The best-selling Switch games weren’t magical. They succeeded through design excellence, strategic timing, community engagement, and respect for what the platform offered. They weren’t fighting the Switch’s limitations: they were celebrating its strengths.
Conclusion
The best-selling Nintendo Switch games represent more than sales figures, they’re a map of how gaming evolved between 2017 and 2026. Mario Kart 8 Deluxe’s 70 million copies, Animal Crossing: New Horizons’s 42 million, and the 36 million copies of Super Smash Bros. Ultimate tell a story about a platform that transcended traditional gaming demographics.
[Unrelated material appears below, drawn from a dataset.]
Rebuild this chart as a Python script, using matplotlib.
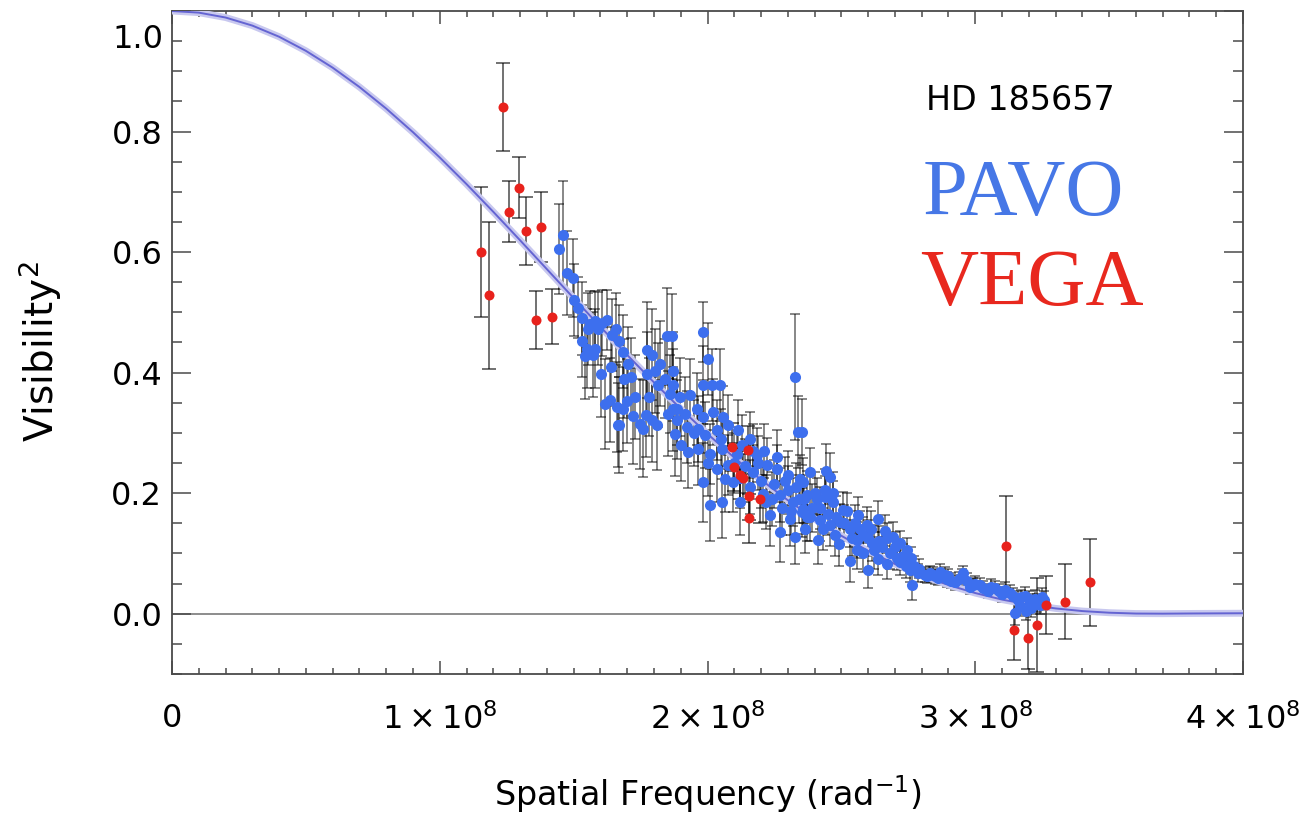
import matplotlib
matplotlib.use("Agg")
import matplotlib.pyplot as plt
from matplotlib.ticker import MultipleLocator, FixedLocator
import numpy as np

plt.rcParams['font.family'] = ['DejaVu Sans']
plt.rcParams['mathtext.fontset'] = 'dejavusans'

# ---------------- data (spatial frequency in units of 1e8 rad^-1) ----------------
# fitted model curve
model_sf = [0.0, 0.1, 0.2, 0.3, 0.4, 0.5, 0.6, 0.7, 0.8, 0.9, 1.0, 1.1, 1.2, 1.3,
            1.4, 1.5, 1.6, 1.7, 1.8, 1.9, 2.0, 2.1, 2.2, 2.3, 2.4, 2.5, 2.6, 2.7,
            2.8, 2.9, 3.0, 3.1, 3.2, 3.3, 3.4, 3.5, 3.6, 3.7, 3.8, 3.9, 4.0]
model_v2 = [1.0, 0.9973, 0.9892, 0.9758, 0.9573, 0.9339, 0.9060, 0.8739, 0.8381,
            0.7989, 0.7570, 0.7128, 0.6668, 0.6196, 0.5717, 0.5237, 0.4761, 0.4293,
            0.3839, 0.3401, 0.2984, 0.2590, 0.2222, 0.1883, 0.1572, 0.1293, 0.1043,
            0.0825, 0.0636, 0.0476, 0.0343, 0.0235, 0.0151, 0.0088, 0.0044, 0.0017,
            0.0003, 0.0001, 0.0004, 0.0006, 0.0008]

# VEGA points
vega_sf = [1.154, 1.184, 1.236, 1.259, 1.296, 1.322, 1.378, 1.359, 1.419,
           2.091, 2.151, 2.099, 2.121, 2.133, 2.155, 2.196, 2.155,
           3.115, 3.145, 3.197, 3.231, 3.264, 3.335, 3.428]
vega_v2 = [0.600, 0.528, 0.840, 0.667, 0.707, 0.635, 0.642, 0.488, 0.493,
           0.277, 0.272, 0.243, 0.230, 0.225, 0.195, 0.190, 0.158,
           0.113, -0.027, -0.040, -0.018, 0.015, 0.020, 0.052]
vega_err = [0.108, 0.122, 0.073, 0.051, 0.050, 0.057, 0.058, 0.048, 0.046,
            0.040, 0.040, 0.040, 0.040, 0.040, 0.040, 0.040, 0.040,
            0.083, 0.050, 0.052, 0.078, 0.048, 0.062, 0.072]

# PAVO points
pavo_sf = [1.445, 1.460, 1.475, 1.498, 1.517, 1.531, 1.543, 1.550, 1.554, 1.561,
           1.572, 1.580, 1.591, 1.602, 1.606, 1.617, 1.624, 1.636, 1.643, 1.658,
           1.662, 1.666, 1.670, 1.670, 1.684, 1.684, 1.699,
           1.703, 1.714, 1.722, 1.748, 1.759, 1.770, 1.774, 1.774, 1.793, 1.793,
           1.804, 1.811, 1.815, 1.823, 1.841, 1.849, 1.852, 1.860, 1.867, 1.871,
           1.871, 1.879, 1.886, 1.886, 1.897, 1.916, 1.923, 1.927, 1.935, 1.961,
           1.965, 1.965, 1.983, 1.983, 1.983, 1.983, 1.991,
           2.002, 2.009, 2.009, 2.017, 2.021, 2.035, 2.035, 2.047, 2.054, 2.054,
           2.058, 2.065, 2.077, 2.077, 2.095, 2.110, 2.114, 2.121, 2.159, 2.170,
           2.185, 2.207, 2.222, 2.233, 2.260, 2.271, 2.271, 2.301, 2.308, 2.319,
           2.327, 2.327, 2.338, 2.345, 2.353, 2.353, 2.357, 2.357, 2.364, 2.372,
           2.383, 2.383,
           2.409, 2.413, 2.420, 2.439, 2.443, 2.457, 2.457, 2.469, 2.476, 2.495,
           2.506, 2.532, 2.532, 2.558, 2.562, 2.581, 2.596, 2.599, 2.614, 2.637,
           2.637, 2.663, 2.670, 2.693, 2.708, 2.719, 2.745, 2.756, 2.764, 2.786,
           2.812, 2.820, 2.842, 2.850, 2.887, 2.894, 2.924, 2.951, 2.954, 2.980,
           2.991, 3.018, 3.048, 3.074, 3.100, 3.130, 3.149, 3.160, 3.167, 3.186,
           3.204, 3.223, 3.242, 3.257,
           2.300, 2.330, 2.360, 2.390, 2.420, 2.450, 2.480, 2.510, 2.540, 2.570,
           2.600, 2.620, 2.650, 2.680, 2.720, 2.740, 2.250, 2.280, 2.200, 2.140,
           2.170, 2.120, 2.220, 2.440, 2.490, 2.560,
           2.830, 2.860, 2.870, 2.900, 2.910, 2.940, 2.970, 3.000, 3.030, 3.060,
           3.090, 3.110, 3.140, 3.170, 3.200, 3.210, 3.230, 3.250, 3.190, 2.790,
           2.770, 2.760,
           2.100, 2.130, 2.160, 2.190, 2.210, 2.240, 2.260, 2.290, 2.310, 2.340,
           2.370, 2.400, 2.430, 2.470, 2.520, 2.550, 2.580, 2.610, 2.640, 2.670,
           2.700, 2.730, 2.050, 2.000, 1.950, 1.900, 1.870, 1.780, 1.730, 1.690,
           1.640, 1.580, 1.530, 1.500]
pavo_v2 = [0.605, 0.628, 0.565, 0.557, 0.508, 0.453, 0.427, 0.440, 0.472, 0.480,
           0.430, 0.485, 0.473, 0.397, 0.482, 0.348, 0.487, 0.355, 0.462, 0.472,
           0.343, 0.313, 0.452, 0.313, 0.435, 0.340, 0.353,
           0.415, 0.393, 0.328, 0.315, 0.307, 0.330, 0.438, 0.398, 0.430, 0.322,
           0.403, 0.313, 0.380, 0.415, 0.390, 0.460, 0.332, 0.365, 0.460, 0.340,
           0.402, 0.298, 0.322, 0.340, 0.360, 0.332, 0.310, 0.268, 0.363, 0.340,
           0.307, 0.273, 0.468, 0.380, 0.327, 0.218, 0.297,
           0.423, 0.265, 0.180, 0.380, 0.335, 0.305, 0.240, 0.380, 0.273, 0.185,
           0.327, 0.223, 0.313, 0.247, 0.218, 0.265, 0.305, 0.185, 0.290, 0.235,
           0.263, 0.198, 0.247, 0.163, 0.240, 0.197, 0.135, 0.230, 0.157, 0.185,
           0.393, 0.127, 0.302, 0.223, 0.302, 0.168, 0.173, 0.218, 0.140, 0.197,
           0.235, 0.160,
           0.190, 0.123, 0.155, 0.193, 0.237, 0.227, 0.147, 0.185, 0.130, 0.152,
           0.172, 0.140, 0.088, 0.122, 0.163, 0.130, 0.147, 0.073, 0.118, 0.157,
           0.090, 0.138, 0.082, 0.127, 0.093, 0.118, 0.105, 0.073, 0.047, 0.068,
           0.065, 0.063, 0.065, 0.062, 0.065, 0.057, 0.052, 0.062, 0.068, 0.045,
           0.047, 0.047, 0.038, 0.042, 0.032, 0.035, 0.002, 0.023, 0.012, 0.030,
           0.018, 0.025, 0.015, 0.022,
           0.205, 0.210, 0.190, 0.175, 0.175, 0.165, 0.160, 0.150, 0.125, 0.140,
           0.125, 0.105, 0.110, 0.100, 0.085, 0.080, 0.215, 0.175, 0.220, 0.245,
           0.270, 0.225, 0.185, 0.205, 0.115, 0.105,
           0.068, 0.060, 0.070, 0.062, 0.055, 0.058, 0.055, 0.050, 0.042, 0.045,
           0.038, 0.040, 0.030, 0.028, 0.025, 0.010, 0.018, 0.028, 0.005, 0.075,
           0.080, 0.092,
           0.250, 0.280, 0.210, 0.250, 0.270, 0.190, 0.260, 0.220, 0.170, 0.190,
           0.160, 0.200, 0.140, 0.200, 0.170, 0.150, 0.100, 0.140, 0.120, 0.125,
           0.110, 0.095, 0.290, 0.250, 0.300, 0.280, 0.380, 0.360, 0.360, 0.390,
           0.410, 0.440, 0.490, 0.520]
pavo_err = [0.075, 0.090, 0.070, 0.065, 0.050, 0.060, 0.070, 0.065, 0.060, 0.055,
            0.070, 0.050, 0.060, 0.070, 0.055, 0.075, 0.050, 0.070, 0.060, 0.060,
            0.075, 0.070, 0.060, 0.080, 0.060, 0.070, 0.070,
            0.060, 0.065, 0.080, 0.075, 0.080, 0.070, 0.080, 0.070, 0.075, 0.070,
            0.070, 0.075, 0.070, 0.070, 0.065, 0.080, 0.070, 0.065, 0.070, 0.070,
            0.065, 0.070, 0.065, 0.060, 0.065, 0.060, 0.060, 0.060, 0.060, 0.060,
            0.055, 0.060, 0.050, 0.065, 0.060, 0.065, 0.055,
            0.060, 0.050, 0.060, 0.060, 0.055, 0.050, 0.055, 0.060, 0.050, 0.060,
            0.050, 0.055, 0.050, 0.050, 0.050, 0.045, 0.050, 0.055, 0.045, 0.045,
            0.045, 0.045, 0.045, 0.050, 0.040, 0.045, 0.050, 0.040, 0.045, 0.040,
            0.105, 0.045, 0.060, 0.040, 0.055, 0.040, 0.040, 0.040, 0.040, 0.040,
            0.040, 0.040,
            0.035, 0.040, 0.035, 0.035, 0.045, 0.040, 0.035, 0.035, 0.035, 0.030,
            0.030, 0.030, 0.035, 0.030, 0.030, 0.030, 0.030, 0.030, 0.030, 0.030,
            0.025, 0.025, 0.025, 0.025, 0.020, 0.020, 0.020, 0.020, 0.025, 0.015,
            0.012, 0.012, 0.012, 0.012, 0.012, 0.012, 0.012, 0.012, 0.012, 0.012,
            0.012, 0.012, 0.012, 0.012, 0.012, 0.012, 0.020, 0.015, 0.015, 0.015,
            0.015, 0.015, 0.015, 0.015,
            0.040, 0.040, 0.040, 0.040, 0.035, 0.035, 0.035, 0.030, 0.030, 0.030,
            0.030, 0.030, 0.025, 0.025, 0.020, 0.020, 0.040, 0.045, 0.045, 0.045,
            0.045, 0.050, 0.045, 0.035, 0.035, 0.030,
            0.012, 0.012, 0.012, 0.012, 0.012, 0.012, 0.012, 0.012, 0.012, 0.012,
            0.012, 0.012, 0.012, 0.012, 0.012, 0.015, 0.015, 0.015, 0.015, 0.015,
            0.015, 0.018,
            0.050, 0.050, 0.045, 0.045, 0.045, 0.045, 0.045, 0.040, 0.040, 0.040,
            0.040, 0.035, 0.035, 0.035, 0.030, 0.030, 0.030, 0.030, 0.025, 0.025,
            0.025, 0.020, 0.050, 0.055, 0.055, 0.060, 0.060, 0.065, 0.070, 0.065,
            0.065, 0.065, 0.060, 0.060]

x_ticks = [0, 1, 2, 3, 4]
x_tick_labels = ['0', r'$1\times10^{8}$', r'$2\times10^{8}$', r'$3\times10^{8}$', r'$4\times10^{8}$']
y_ticks = [0.0, 0.2, 0.4, 0.6, 0.8, 1.0]
y_tick_labels = ['0.0', '0.2', '0.4', '0.6', '0.8', '']

SCALE = 1e8

# ---------------- figure ----------------
W, H = 1306, 815
fig = plt.figure(figsize=(W / 100, H / 100), dpi=100)
L, R, T, B = 172, 1243, 11, 674
ax = fig.add_axes([L / W, 1 - B / H, (R - L) / W, (B - T) / H])

msf = np.array(model_sf) * SCALE
ax.plot(msf, model_v2, color='#c8c8ef', lw=5, zorder=3, solid_capstyle='butt')
ax.plot(msf, model_v2, color='#6464d2', lw=1.4, zorder=3.1)

ax.axhline(0.0, color='#8c8c8c', lw=1.4, zorder=1)

psf = np.array(pavo_sf) * SCALE
vsf = np.array(vega_sf) * SCALE
ax.errorbar(psf, pavo_v2, yerr=pavo_err, fmt='none', ecolor='black', alpha=0.55,
            elinewidth=1.2, capsize=3.8, capthick=1.2, zorder=2)
ax.errorbar(vsf, vega_v2, yerr=vega_err, fmt='none', ecolor='black', alpha=0.6,
            elinewidth=1.3, capsize=4.8, capthick=1.3, zorder=2)
ax.plot(psf, pavo_v2, 'o', color='#3d6fee', ms=8.0, mec='none', zorder=4)
ax.plot(vsf, vega_v2, 'o', color='#e8221c', ms=7.2, mec='none', zorder=5)

ax.set_xlim(0, 4 * SCALE)
ax.set_ylim(-0.1, 1.0)

ax.xaxis.set_major_locator(FixedLocator([v * SCALE for v in x_ticks]))
ax.set_xticklabels(x_tick_labels)
ax.xaxis.set_minor_locator(MultipleLocator(0.1 * SCALE))
ax.yaxis.set_major_locator(FixedLocator(y_ticks))
ax.set_yticklabels(y_tick_labels)
ax.yaxis.set_minor_locator(MultipleLocator(0.05))

spine_c = '#4a4a4a'
for s in ax.spines.values():
    s.set_color(spine_c)
    s.set_linewidth(1.3)
ax.tick_params(which='both', direction='in', top=True, right=True, color=spine_c, width=1.1)
ax.tick_params(axis='x', which='major', length=9.5, pad=21, labelsize=23)
ax.tick_params(axis='x', which='minor', length=4.5)
ax.tick_params(axis='y', which='major', length=13.5, pad=7, labelsize=23)
ax.tick_params(axis='y', which='minor', length=7)

# displaced "1.0" label as in the original
fig.text(163 / W, 1 - 40 / H, '1.0', ha='right', va='center', fontsize=23)

ax.set_xlabel('Spatial Frequency (rad$^{-1}$)', fontsize=24)
ax.xaxis.set_label_coords(0.5, -(794 - B) / (B - T))
ax.xaxis.label.set_va('center')
ax.set_ylabel('Visibility$^{2}$', fontsize=28)
ax.yaxis.set_label_coords((64 - L) / (R - L), (B - 352) / (B - T))

fig.text(926 / W, 1 - 110 / H, 'HD 185657', fontsize=24, color='black', va='baseline')
fig.text(923 / W, 1 - 215 / H, 'PAVO', fontsize=58, color='#4677e6',
         family='Liberation Serif', va='baseline')
fig.text(920 / W, 1 - 305 / H, 'VEGA', fontsize=58, color='#e8281e',
         family='Liberation Serif', va='baseline')

fig.savefig('out.png', dpi=100)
The Switch’s success came from combining portability with legitimate, innovative software. It wasn’t a novelty console playing gimmick games: it was a full-fledged platform hosting everything from AAA open-world adventures to cozy farming sims to punishing action games. Developers, both Nintendo and third parties, understood this and created accordingly.
Looking forward, the Switch’s reign has peaked, but its legacy is cemented. The platform normalized indie games as mainstream entertainment. It proved portability could coexist with technical ambition. It showed that innovation and respect for players’ time would always outperform cynical cash grabs. Whatever comes next for Nintendo, these 25+ games will remain benchmarks for what excellent platform design and software execution look like. For anyone building games or consoles, this library is required study material.